Scientists film bacteria to understand UTIs

Researchers at Washington University and Stanford University have captured time-lapse movies of a urinary tract infection in progress, illuminating several new details of how the bacteria E. coli invade cells and gang up to overwhelm the cells’ defenses.

The images reveal for the first time that E. coli, which are responsible for 80 percent to 90 percent of all UTIs, pass through at least four distinct developmental stages during the course of an infection.

Researchers hope to further define these stages and use them as guides in the search for new drugs.

The study, published in the Proceedings of the National Academy of Sciences, also reveals that bacteria will sometimes shift into an inactive state, creating reservoirs of infection within the bladder that might be responsible for some of the recurrent UTIs that plague many women.

At other points in the infection, the movies show the bacteria rapidly changing themselves and their interactions with each other to collectively hijack bladder cells and use them as safe havens for replication.

“It just boggles the mind what these bacteria can do, in terms of sensing and responding to their environment and each other,” said Scott J. Hultgren, Ph.D., the Helen Lehbrink Stoever Professor of Molecular Microbiology and lead investigator of the study. “This has never been seen before in live host tissue, and parts of this process are probably present in a multitude of different kinds of pathogens.”

Scientists estimate half of all women will experience a UTI, the second-most common type of bacterial infection, at some point in their lives, and additional recurrent UTIs will affect 20 percent to 40 percent of these patients.

Clinicians had assumed that E. coli and other bacteria that cause UTIs were not invading cells of the urinary tract, but in June 2003, researchers in Hultgren’s lab produced images of E. coli forming biofilms inside bladder cells. Biofilms are networks of single-celled pathogens that cooperate with each other to form structures that are resistant to attack.

“Once these bacteria begin to replicate inside their target cell, they almost behave more like a multicellular organism,” Hultgren said. “Some kind of switch occurs, and instead of acting like individual bacteria, they behave more in a multicellular manner, working together to defeat the cell’s defenses.”

Hultgren and his co-authors divided E. coli‘s infectious process into four stages. In the first, bacteria enter bladder cells and begin replicating rapidly. In the second stage, they decrease their size and replication rate and begin to form the intracellular bacterial community (IBC), a podlike structure.

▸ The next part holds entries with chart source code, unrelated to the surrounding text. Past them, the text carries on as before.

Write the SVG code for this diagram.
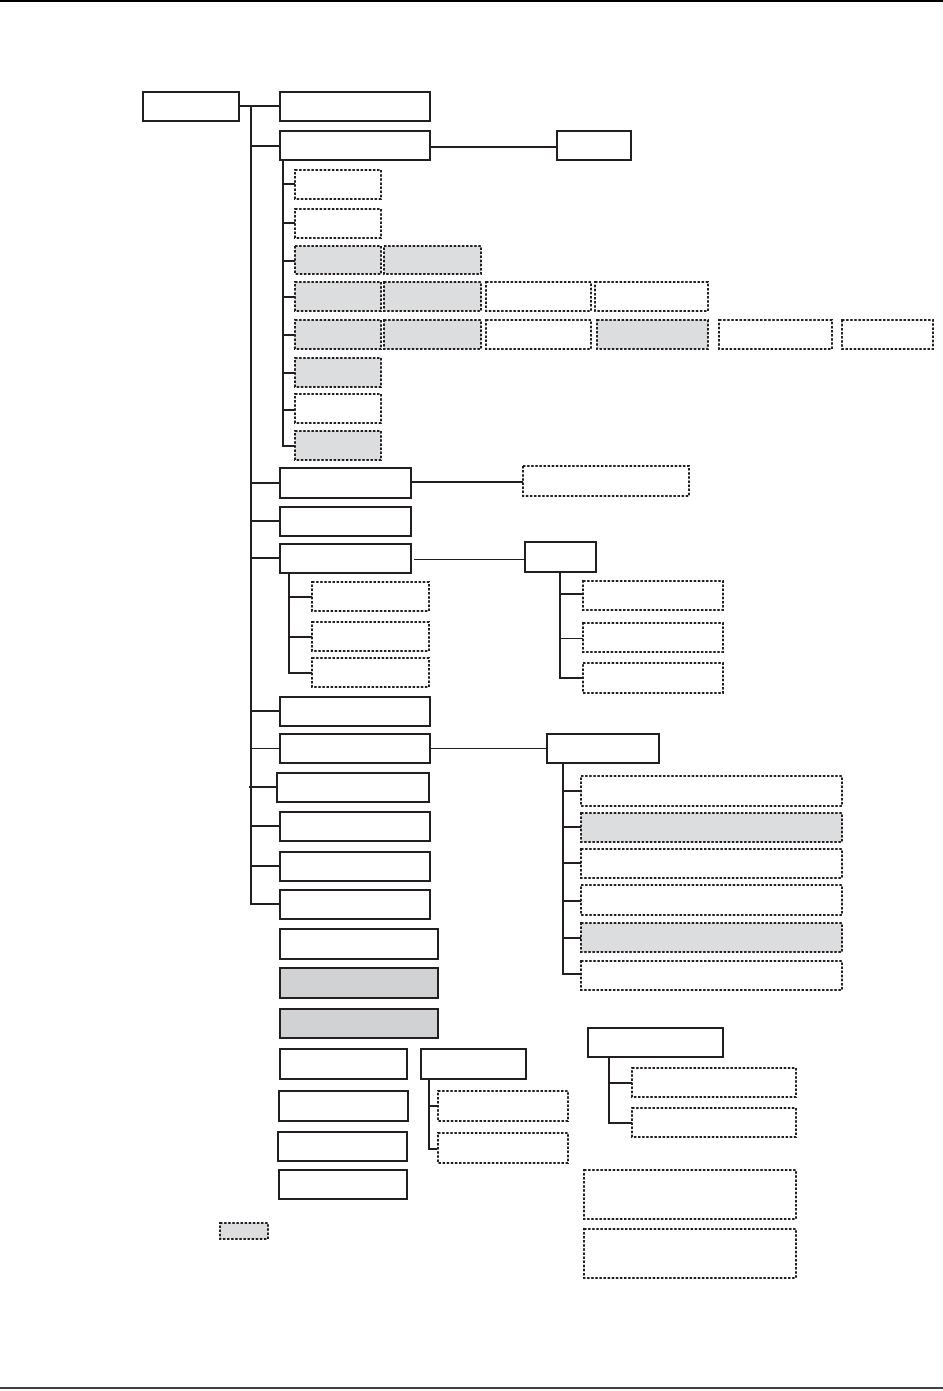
<svg xmlns="http://www.w3.org/2000/svg" width="943" height="1391" viewBox="0 0 943 1391">
<style>
.s{fill:#fff;stroke:#231f20;stroke-width:2}
.sg{fill:#d1d2d4;stroke:#231f20;stroke-width:2}
.d{fill:#fff;stroke:#231f20;stroke-width:2;stroke-dasharray:2.5 1.6}
.dg{fill:#dcdddf;stroke:#231f20;stroke-width:2;stroke-dasharray:2.5 1.6}
.c{fill:none;stroke:#231f20;stroke-width:2}
.t{fill:none;stroke:#231f20;stroke-width:1}
.rule{stroke:#000;fill:none}
</style>
<rect width="943" height="1391" fill="#fff"/>
<line class="rule" x1="0" y1="1" x2="943" y2="1" stroke-width="2"/>
<line class="rule" x1="0" y1="1388" x2="943" y2="1388" stroke-width="1.5"/>
<g id="connectors">
<path class="c" d="M239,106H251V904H280"/>
<path class="c" d="M251,106H280M251,146H280M430,147H557"/>
<path class="c" d="M283,160V446H295M283,184H295M283,223H295M283,261H295M283,297H295M283,335H295M283,373H295M283,410H295"/>
<path class="c" d="M251,483H280M411,482H523M251,521H280M251,558H280"/>
<path class="t" d="M414,559.5H525"/>
<path class="c" d="M289,573V673H312M289,597H312M289,637H312"/>
<path class="c" d="M560,572V678H583M560,594H583"/>
<path class="t" d="M560,638.5H583"/>
<path class="c" d="M251,711H280M249,787H277M251,826H280M251,866H280"/>
<path class="t" d="M251,748.5H280M431,748.5H547"/>
<path class="c" d="M563,763V974H581M563,791H581M563,827H581M563,863H581M563,901H581M563,938H581"/>
<path class="c" d="M429,1079V1149H437M429,1106H437"/>
<path class="c" d="M609,1057V1123H632M609,1083H632"/>
</g>
<g id="root"><rect class="s" x="143" y="92" width="96" height="29"/></g>
<g id="a1"><rect class="s" x="280" y="92" width="150" height="29"/></g>
<g id="a2"><rect class="s" x="280" y="131" width="150" height="29"/></g>
<g id="b"><rect class="s" x="557" y="131" width="74" height="29"/></g>
<g id="a2-1"><rect class="d" x="295" y="170" width="86" height="29"/></g>
<g id="a2-2"><rect class="d" x="295" y="209" width="86" height="29"/></g>
<g id="a2-3"><rect class="dg" x="295" y="246" width="86" height="28"/><rect class="dg" x="384" y="246" width="97" height="28"/></g>
<g id="a2-4"><rect class="dg" x="295" y="282" width="86" height="29"/><rect class="dg" x="384" y="282" width="97" height="29"/><rect class="d" x="486" y="282" width="105" height="29"/><rect class="d" x="595" y="282" width="113" height="29"/></g>
<g id="a2-5"><rect class="dg" x="295" y="320" width="86" height="29"/><rect class="dg" x="384" y="320" width="97" height="29"/><rect class="d" x="486" y="320" width="105" height="29"/><rect class="dg" x="597" y="320" width="111" height="29"/><rect class="d" x="719" y="320" width="113" height="29"/><rect class="d" x="842" y="320" width="91" height="29"/></g>
<g id="a2-6"><rect class="dg" x="295" y="358" width="86" height="29"/></g>
<g id="a2-7"><rect class="d" x="295" y="394" width="86" height="29"/></g>
<g id="a2-8"><rect class="dg" x="295" y="431" width="86" height="29"/></g>
<g id="c1"><rect class="s" x="280" y="468" width="131" height="30"/></g>
<g id="c1x"><rect class="d" x="523" y="466" width="166" height="30"/></g>
<g id="c2"><rect class="s" x="280" y="507" width="131" height="29"/></g>
<g id="c3"><rect class="s" x="280" y="544" width="131" height="29"/></g>
<g id="d"><rect class="s" x="525" y="542" width="71" height="30"/></g>
<g id="c3-1"><rect class="d" x="312" y="582" width="117" height="29"/></g>
<g id="c3-2"><rect class="d" x="312" y="622" width="117" height="29"/></g>
<g id="c3-3"><rect class="d" x="312" y="658" width="117" height="29"/></g>
<g id="d-1"><rect class="d" x="583" y="581" width="140" height="29"/></g>
<g id="d-2"><rect class="d" x="583" y="623" width="140" height="29"/></g>
<g id="d-3"><rect class="d" x="583" y="663" width="140" height="30"/></g>
<g id="e1"><rect class="s" x="280" y="697" width="150" height="29"/></g>
<g id="e2"><rect class="s" x="280" y="734" width="150" height="29"/></g>
<g id="f"><rect class="s" x="547" y="734" width="112" height="29"/></g>
<g id="e3"><rect class="s" x="277" y="773" width="152" height="29"/></g>
<g id="e4"><rect class="s" x="280" y="812" width="150" height="29"/></g>
<g id="e5"><rect class="s" x="280" y="852" width="150" height="29"/></g>
<g id="e6"><rect class="s" x="280" y="890" width="150" height="29"/></g>
<g id="f-1"><rect class="d" x="581" y="776" width="261" height="30"/></g>
<g id="f-2"><rect class="dg" x="581" y="813" width="261" height="29"/></g>
<g id="f-3"><rect class="d" x="581" y="849" width="261" height="29"/></g>
<g id="f-4"><rect class="d" x="581" y="885" width="261" height="30"/></g>
<g id="f-5"><rect class="dg" x="581" y="923" width="261" height="29"/></g>
<g id="f-6"><rect class="d" x="581" y="961" width="261" height="29"/></g>
<g id="g1"><rect class="s" x="280" y="929" width="158" height="30"/></g>
<g id="g2"><rect class="sg" x="280" y="968" width="158" height="30"/></g>
<g id="g3"><rect class="sg" x="280" y="1009" width="158" height="29"/></g>
<g id="h1"><rect class="s" x="280" y="1049" width="127" height="30"/></g>
<g id="h2"><rect class="s" x="279" y="1091" width="129" height="30"/></g>
<g id="h3"><rect class="s" x="278" y="1132" width="129" height="29"/></g>
<g id="h4"><rect class="s" x="279" y="1170" width="128" height="29"/></g>
<g id="i"><rect class="s" x="421" y="1049" width="105" height="30"/></g>
<g id="i-1"><rect class="d" x="438" y="1091" width="130" height="30"/></g>
<g id="i-2"><rect class="d" x="438" y="1133" width="130" height="30"/></g>
<g id="j"><rect class="s" x="588" y="1028" width="135" height="29"/></g>
<g id="j-1"><rect class="d" x="632" y="1068" width="164" height="29"/></g>
<g id="j-2"><rect class="d" x="632" y="1108" width="164" height="29"/></g>
<g id="k1"><rect class="d" x="584" y="1170" width="212" height="49"/></g>
<g id="k2"><rect class="d" x="584" y="1229" width="212" height="49"/></g>
<g id="legend"><rect class="dg" x="220" y="1223" width="48" height="16"/></g>
</svg>
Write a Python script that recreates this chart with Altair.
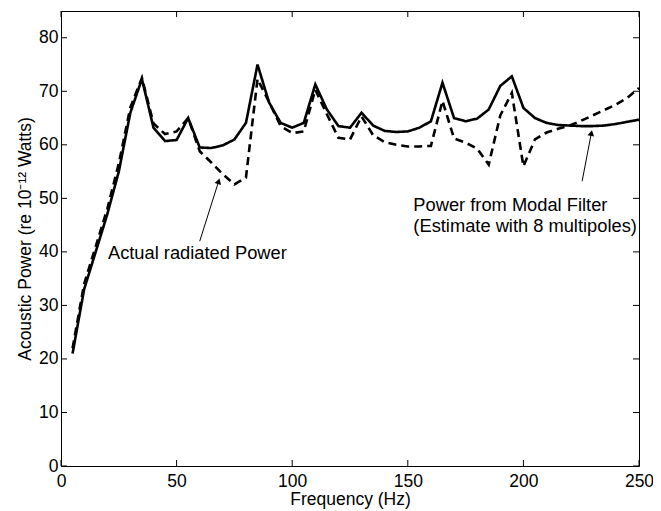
import altair as alt
import pandas as pd

# ---- data ----
freq = [5, 10, 15, 20, 25, 30, 35, 40, 45, 50,
        55, 60, 65, 70, 75, 80, 85, 90, 95, 100,
        105, 110, 115, 120, 125, 130, 135, 140, 145, 150,
        155, 160, 165, 170, 175, 180, 185, 190, 195, 200,
        205, 210, 215, 220, 225, 230, 235, 240, 245, 250]
modal_filter = [21, 33, 40, 47, 55, 66, 72.3, 63.2, 60.7, 60.9,
                65, 59.5, 59.4, 59.9, 61, 64.1, 75, 67.9, 64.1, 63.2,
                64.1, 71.3, 66.6, 63.5, 63.2, 66, 63.6, 62.6, 62.4, 62.5,
                63.2, 64.4, 71.6, 65, 64.4, 64.9, 66.6, 71, 72.8, 66.9,
                65, 64.1, 63.7, 63.6, 63.5, 63.5, 63.6, 63.9, 64.3, 64.7]
actual_power = [22, 34, 41, 48, 56.5, 67, 72.5, 64, 62, 62.5,
                65, 58.8, 56.7, 54.5, 52.6, 53.9, 72.3, 68, 63.5, 62.2,
                62.5, 70.3, 65.7, 61.3, 61, 65.3, 61.8, 60.5, 60, 59.7,
                59.7, 59.8, 68.2, 61.2, 60.4, 59.3, 56.3, 65.5, 69.7, 56,
                61, 62.3, 63, 63.6, 64.5, 65.5, 66.5, 67.5, 68.8, 70.6]
series_names = ["Power from Modal Filter", "Actual radiated Power"]

x_ticks = [0, 50, 100, 150, 200, 250]
y_ticks = [0, 10, 20, 30, 40, 50, 60, 70, 80]

# annotations (data coordinates)
label_text = ["Actual radiated Power", "Power from Modal Filter", "(Estimate with 8 multipoles)"]
label_x = [20.3, 152.4, 152.4]
label_y = [39.6, 48.5, 44.6]
arrow_x_tail = [60.0, 225.4]
arrow_y_tail = [42.0, 53.2]
arrow_x_tip = [68.2, 229.4]
arrow_y_tip = [53.2, 62.2]
arrow_angle = [17, 11]

# ---- chart ----
W, H = 578, 455
FONT = "Liberation Sans"
FS = 17.5
FS_ANN = 18.3

df = pd.DataFrame({
    "freq": freq * 2,
    "power": modal_filter + actual_power,
    "series": [series_names[0]] * len(freq) + [series_names[1]] * len(freq),
})

xs = alt.Scale(domain=[0, 250], nice=False, zero=False)
ys = alt.Scale(domain=[0, 85], nice=False)
x_axis = alt.Axis(values=x_ticks, title="Frequency (Hz)", labelPadding=6,
                  titlePadding=1, labelFlush=False)
y_axis = alt.Axis(values=y_ticks, title="Acoustic Power (re 10\u207b\u00b9\u00b2 Watts)",
                  labelPadding=3, titlePadding=4, labelFlush=False)


def X(field):
    return alt.X(field, scale=xs, axis=x_axis)


def Y(field):
    return alt.Y(field, scale=ys, axis=y_axis)


lines = alt.Chart(df).mark_line(color="black", strokeWidth=2.6).encode(
    x=X("freq:Q"),
    y=Y("power:Q"),
    strokeDash=alt.StrokeDash("series:N",
                              scale=alt.Scale(domain=series_names, range=[[1, 0], [8, 5]]),
                              legend=None),
    detail="series:N",
)

xt = pd.DataFrame({"v": x_ticks})
yt = pd.DataFrame({"v": y_ticks})
tick_len = 6
tb = alt.Chart(xt).mark_rule(color="black", strokeWidth=1).encode(
    x=X("v:Q"), y=alt.value(H), y2=alt.value(H - tick_len))
tt = alt.Chart(xt).mark_rule(color="black", strokeWidth=1).encode(
    x=X("v:Q"), y=alt.value(0), y2=alt.value(tick_len))
tl = alt.Chart(yt).mark_rule(color="black", strokeWidth=1).encode(
    y=Y("v:Q"), x=alt.value(0), x2=alt.value(tick_len))
tr = alt.Chart(yt).mark_rule(color="black", strokeWidth=1).encode(
    y=Y("v:Q"), x=alt.value(W), x2=alt.value(W - tick_len))

lab = pd.DataFrame({"t": label_text, "lx": label_x, "ly": label_y})
labels = alt.Chart(lab).mark_text(align="left", baseline="middle", font=FONT,
                                  fontSize=FS_ANN, color="black").encode(
    x=X("lx:Q"), y=Y("ly:Q"), text="t:N")

arr = pd.DataFrame({"x0": arrow_x_tail, "y0": arrow_y_tail,
                    "x1": arrow_x_tip, "y1": arrow_y_tip, "a": arrow_angle})
shafts = alt.Chart(arr).mark_rule(color="black", strokeWidth=1).encode(
    x=X("x0:Q"), y=Y("y0:Q"), x2="x1:Q", y2="y1:Q")
heads = alt.Chart(arr).mark_point(shape="triangle-up", filled=True, color="black",
                                  size=45, opacity=1).encode(
    x=X("x1:Q"), y=Y("y1:Q"), angle=alt.Angle("a:Q", scale=None))

chart = alt.layer(lines, tb, tt, tl, tr, labels, shafts, heads).properties(
    width=W, height=H,
    autosize=alt.AutoSizeParams(type="none"),
    padding={"left": 53, "top": 3, "right": 14, "bottom": 43},
    background="white",
).configure_view(stroke="black", strokeWidth=1).configure_axis(
    grid=False, domain=False, ticks=False,
    labelFont=FONT, titleFont=FONT, labelFontSize=FS, titleFontSize=FS,
    labelColor="black", titleColor="black", titleFontWeight="normal",
)

chart.save("out.html", embed_options={"renderer": "svg", "actions": False})
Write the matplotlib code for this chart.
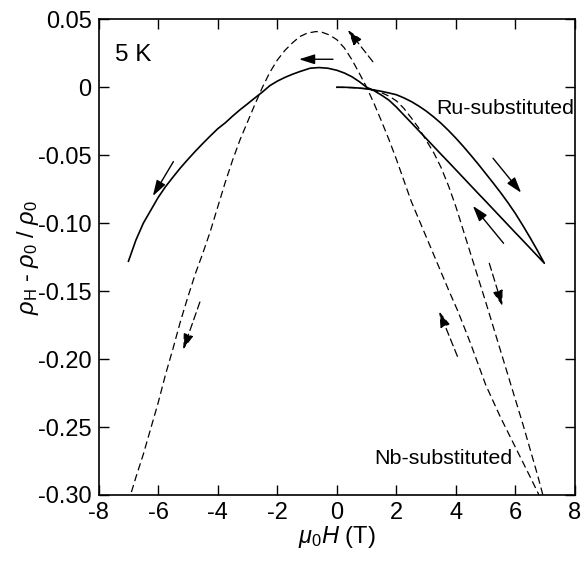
import matplotlib
matplotlib.use("Agg")
import matplotlib.pyplot as plt

plt.rcParams["font.family"] = ["Liberation Sans", "DejaVu Sans"]
plt.rcParams["mathtext.fontset"] = "custom"
plt.rcParams["mathtext.rm"] = "Liberation Sans"
plt.rcParams["mathtext.it"] = "Liberation Sans:italic"
plt.rcParams["axes.unicode_minus"] = False
plt.rcParams["lines.scale_dashes"] = False

# Ru-substituted (solid): 0 -> +7 T, then back +7 -> -7 T
ru_H = [0.0, 0.25, 0.5, 0.75, 1.0, 1.25, 1.5, 1.75, 2.0, 2.25, 2.5, 2.75, 3.0, 3.25,
        3.5, 3.75, 4.0, 4.25, 4.5, 4.75, 5.0, 5.25, 5.5, 5.75, 6.0, 6.25, 6.5, 6.75,
        6.97,
        6.75, 6.5, 6.25, 6.0, 5.75, 5.5, 5.25, 5.0, 4.75, 4.5, 4.25, 4.0, 3.75, 3.5,
        3.25, 3.0, 2.75, 2.5, 2.25, 2.0, 1.75, 1.5, 1.25, 1.0, 0.75, 0.5, 0.25, 0.0,
        -0.3, -0.6, -0.9, -1.25, -1.5, -1.75, -2.0, -2.25, -2.5, -2.75, -3.0, -3.25,
        -3.5, -3.75, -4.0, -4.25, -4.5, -4.75, -5.0, -5.25, -5.5, -5.75, -6.0, -6.25,
        -6.5, -6.75, -7.0]
ru_rho = [0.0, 0.0, -0.0002, -0.0006, -0.0012, -0.002, -0.003, -0.0042, -0.0055,
          -0.0078, -0.0105, -0.0138, -0.0175, -0.0218, -0.0265, -0.0318, -0.0375,
          -0.0436, -0.0500, -0.0566, -0.0635, -0.0704, -0.0775, -0.0850, -0.0930,
          -0.1018, -0.1110, -0.1206, -0.1295,
          -0.1244, -0.1186, -0.1128, -0.1071, -0.1013, -0.0955, -0.0897, -0.0839,
          -0.0782, -0.0724, -0.0666, -0.0608, -0.0550, -0.0493, -0.0435, -0.0377,
          -0.0319, -0.0261, -0.0204, -0.0146, -0.0095, -0.0058, -0.0025, 0.0,
          0.0042, 0.0078, 0.0105, 0.0125,
          0.014, 0.0145, 0.014, 0.0115, 0.0095, 0.0072, 0.0045, 0.0012, -0.0035,
          -0.0078, -0.0122, -0.0165, -0.0212, -0.0262, -0.0305, -0.0358, -0.0413,
          -0.047, -0.0530, -0.0592, -0.0660, -0.0730, -0.0810, -0.0905, -0.1000,
          -0.1125, -0.128]

# Nb-substituted (dashed): 0 -> +7 T
nb_up_H = [0.0, 0.5, 1.0, 1.25, 1.5, 1.75, 2.0, 2.25, 2.5, 2.75, 3.0, 3.25, 3.5,
           3.75, 4.0, 4.25, 4.5, 4.75, 5.0, 5.25, 5.5, 5.75, 6.0, 6.25, 6.5, 6.75,
           6.92, 7.0]
nb_up_rho = [0.0, -0.0003, -0.001, -0.0022, -0.004, -0.0065, -0.010, -0.0155,
             -0.0225, -0.030, -0.039, -0.048, -0.059, -0.0725, -0.088, -0.1055,
             -0.123, -0.1405, -0.158, -0.176, -0.194, -0.212, -0.230, -0.248, -0.267,
             -0.286, -0.300, -0.306]

# Nb-substituted (dashed): +7 -> -7 T
nb_down_H = [7.0, 6.79, 6.5, 6.25, 6.0, 5.75, 5.5, 5.25, 5.0, 4.75, 4.5, 4.25, 4.05,
             3.75, 3.5, 3.25, 3.0, 2.75, 2.5, 2.25, 2.0, 1.75, 1.5, 1.25, 1.0, 0.75,
             0.5, 0.25, 0.0, -0.25, -0.5, -0.7, -1.0, -1.25, -1.5, -1.75, -2.0, -2.25,
             -2.5, -2.75, -3.0, -3.25, -3.5, -3.75, -4.0, -4.25, -4.5, -4.75, -5.0,
             -5.25, -5.5, -5.75, -6.0, -6.25, -6.5, -6.75, -7.0]
nb_down_rho = [-0.31, -0.300, -0.287, -0.276, -0.265, -0.254, -0.243, -0.231, -0.219,
               -0.204, -0.189, -0.175, -0.164, -0.149, -0.136, -0.123, -0.110,
               -0.097, -0.084, -0.0685, -0.053, -0.0385, -0.025, -0.012, 0.0,
               0.0105, 0.0205, 0.029, 0.035, 0.0385, 0.0405, 0.041, 0.0398, 0.0372,
               0.0325, 0.0270, 0.0200, 0.0110, 0.0000, -0.0125, -0.0255, -0.0385,
               -0.0535, -0.070, -0.088, -0.106, -0.122, -0.137, -0.154, -0.172,
               -0.192, -0.211, -0.232, -0.251, -0.270, -0.287, -0.305]

# field-sweep arrows: (start, tip)
solid_arrows = [((-5.49, -0.0547), (-6.18, -0.080)),
                ((-0.13, 0.0206), (-1.27, 0.0206)),
                ((5.245, -0.0522), (6.19, -0.0776)),
                ((5.60, -0.1148), (4.57, -0.0873))]
dashed_arrows = [((1.21, 0.0188), (0.37, 0.0422)),
                 ((5.12, -0.1295), (5.56, -0.161)),
                 ((4.05, -0.198), (3.44, -0.165)),
                 ((-4.6, -0.158), (-5.16, -0.193))]

x_ticks = [-8, -6, -4, -2, 0, 2, 4, 6, 8]
y_ticks = [0.05, 0, -0.05, -0.10, -0.15, -0.20, -0.25, -0.30]
y_tick_labels = ["0.05", "0", "-0.05", "-0.10", "-0.15", "-0.20", "-0.25", "-0.30"]

dash = (0, (5.3, 2.9))

fig = plt.figure(figsize=(5.87, 5.63), dpi=100)
ax = fig.add_axes([0.1681, 0.1208, 0.8115, 0.8449])

ax.plot(ru_H, ru_rho, color="black", lw=1.2)
ax.plot(nb_up_H, nb_up_rho, color="black", lw=0.9, linestyle=dash)
ax.plot(nb_down_H, nb_down_rho, color="black", lw=0.9, linestyle=dash)

for (x0, y0), (x1, y1) in solid_arrows:
    ax.annotate("", xy=(x1, y1), xytext=(x0, y0),
                arrowprops=dict(arrowstyle="-|>,head_length=9.5,head_width=3",
                                mutation_scale=1, lw=1.0, fc="black", ec="black",
                                shrinkA=0, shrinkB=0))
for (x0, y0), (x1, y1) in dashed_arrows:
    ax.annotate("", xy=(x1, y1), xytext=(x0, y0),
                arrowprops=dict(arrowstyle="-|>,head_length=9.5,head_width=3",
                                mutation_scale=1, lw=0.9, fc="black", ec="black",
                                linestyle=dash, shrinkA=0, shrinkB=0))

ax.text(-7.45, 0.0194, "5 K", fontsize=17.5, va="baseline", ha="left")
ax.text(3.34, -0.0199, "Ru-substituted", fontsize=15.4, va="baseline", ha="left")
ax.text(1.27, -0.2774, "Nb-substituted", fontsize=15.4, va="baseline", ha="left")

ax.set_xlim(-8, 8)
ax.set_ylim(-0.30, 0.05)
ax.set_xticks(x_ticks)
ax.set_yticks(y_ticks)
ax.set_yticklabels(y_tick_labels)
ax.tick_params(direction="in", length=7, width=1.0, top=True, right=True,
               labelsize=17, pad=5)
for sp in ax.spines.values():
    sp.set_linewidth(1.2)

ax.set_xlabel(r"$\mu_0H$ (T)", fontsize=17, labelpad=0)
ax.set_ylabel(r"$\rho_{\mathrm{H}}$ - $\rho_0$ / $\rho_0$", fontsize=17, labelpad=-2)

fig.savefig("out.png", dpi=100)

In the third stage, bacteria begin to break out of the IBC and swim away.

“It’s like peeling an onion,” said Sheryl S. Justice, Ph.D., a postdoctoral fellow in Hultgren’s lab and one of three lead authors of the paper. “They come off the outside of the IBC in successive layers.”

During the fourth stage, some of the bacteria from the dispersed IBC become filaments, taking on long, thin, needle-like shapes that may help them evade the immune system.

The movies also reveal that groups of E. coli will sometimes shift into an inactive or quiescent state, possibly providing a seed for recurrent infection.

Researchers in Hultgren’s lab are working to better understand the distinctions between the various stages of development.

“There’s such complex genetic circuitry involved here that we’re going to have to start thinking about this like electrical engineers,” Hultgren said. “But the more we can understand this network, the better our chances of figuring out ways to interrupt it.”